Alors que certains pays musulmans atteignent la parité dans l’éducation, d’autres font face à des défis majeurs avec des millions de filles non scolarisées. De la Malaisie à l’Afghanistan, en passant par le Maroc et le Pakistan, c’est une situation contrastée où l’enjeu dépasse largement le cadre éducatif, touchant au développement économique et social de ces nations. Tour d’horizon des avancées et des obstacles à surmonter, chiffres à l’appui à l’occasion d’un colloque organisé à Islamabad par la Ligue Islamique Mondiale en partenariat avec le gouvernement du Pakistan..
Le Premier ministre pakistanais, Muhammad Shehbaz Sharif, a mis en lumière l’ampleur du défi dans son pays, où plus de 22 millions d’enfants, dont 60% de filles, ne sont pas scolarisés. Cette situation s’inscrit dans un contexte régional préoccupant : selon les dernières données de l’UNESCO, les pays à majorité musulmane présentent certains des taux les plus bas de scolarisation des filles au niveau secondaire. En Afghanistan, depuis 2021, près de 1,1 million de filles sont privées d’accès à l’enseignement secondaire, tandis qu’au Yémen, seulement 40% des filles achèvent le cycle primaire.
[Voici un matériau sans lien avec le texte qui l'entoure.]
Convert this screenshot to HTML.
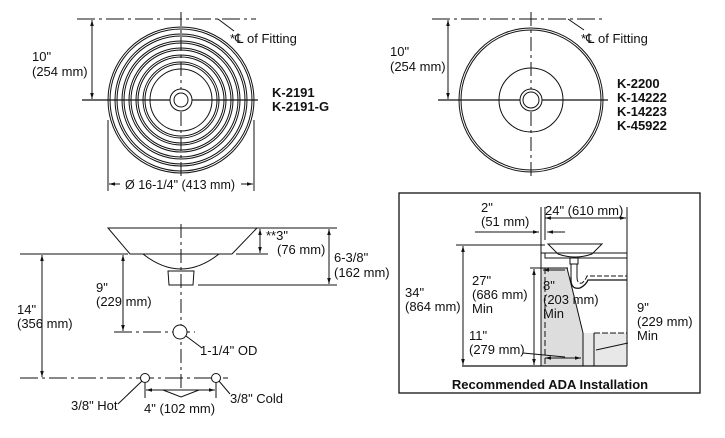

Le contraste est saisissant avec d’autres pays musulmans ayant fait des progrès significatifs : la Malaisie affiche un taux de scolarisation des filles au secondaire de 95%, et les Émirats Arabes Unis ont atteint la parité entre les sexes dans l’enseignement supérieur, avec 77% des étudiantes à l’université. Ces exemples démontrent qu’un changement positif est possible lorsque la volonté politique s’allie à des investissements concrets.
L’éducation essentielle pour le marché du travail
« Refuser l’éducation aux filles, c’est leur refuser un avenir à elles et à leurs familles », a déclaré le Premier ministre pakistanais, soulignant que l’éducation des filles n’est pas seulement un droit fondamental, mais également une nécessité pour le développement économique et social des pays à majorité musulmane. Les études de la Banque Mondiale confirment cette analyse, démontrant qu’une année supplémentaire d’éducation secondaire pour les filles peut augmenter leurs futurs revenus de 10 à 20%.
Dans le contexte africain, des pays comme le Maroc illustrent la complexité des défis à relever. Si le royaume a atteint un taux de scolarisation des filles de 80% dans le primaire en milieu urbain, ce chiffre chute dramatiquement à 45% dans les zones rurales, révélant des disparités géographiques persistantes.
Ces écarts s’expliquent souvent par des barrières culturelles et sociétales, notamment les mariages précoces et les préjugés persistants sur le rôle des femmes dans la société.
Le cri d’alarme de Malala Yousafzai
Lors de son intervention, Malala Yousafzai, 27 ans, militante pour l’éducation et lauréate du prix Nobel de la paix, a appelé les dirigeants musulmans à ne pas légitimer le régime taliban afghan et à faire preuve de « véritable leadership » pour contrer les restrictions imposées à l’éducation des femmes et des filles en Afghanistan. « Ne les légitimez pas. En tant que dirigeants musulmans, le moment est venu de prendre la parole et d’utiliser votre pouvoir pour montrer le véritable islam », a-t-elle déclaré.
Cette situation a un coût économique considérable : selon un rapport récent de l’UNICEF, les pays à majorité musulmane perdent collectivement plus de 575 milliards de dollars par an en potentiel économique non réalisé, directement lié à la sous-scolarisation des filles. Dans des pays comme le Pakistan, l’augmentation du taux de scolarisation des filles de seulement 10% pourrait contribuer à une hausse de 3% du PIB.
Des exemples de réussite comme celui de la Jordanie, qui a réussi à faire passer le taux d’alphabétisation des femmes de 55% à 96% en une génération, montrent que des changements rapides sont possibles avec une volonté politique forte et des investissements ciblés. Dr. Mohammad bin Abdulkarim Al-Issa, secrétaire général de la LIM, a d’ailleurs présenté l’initiative internationale pour l’éducation des filles comme une étape décisive vers un changement tangible. « Il ne s’agit pas d’un appel temporaire ou symbolique, mais d’un engagement durable pour transformer les sociétés musulmanes à travers l’éducation », a-t-il affirmé.
Cette problématique complexe nécessite une approche globale, prenant en compte non seulement les aspects économiques mais aussi les dimensions culturelles, sociales et religieuses. Les succès observés dans certains pays musulmans démontrent que les obstacles peuvent être surmontés lorsque tous les acteurs de la société se mobilisent autour de cet objectif commun.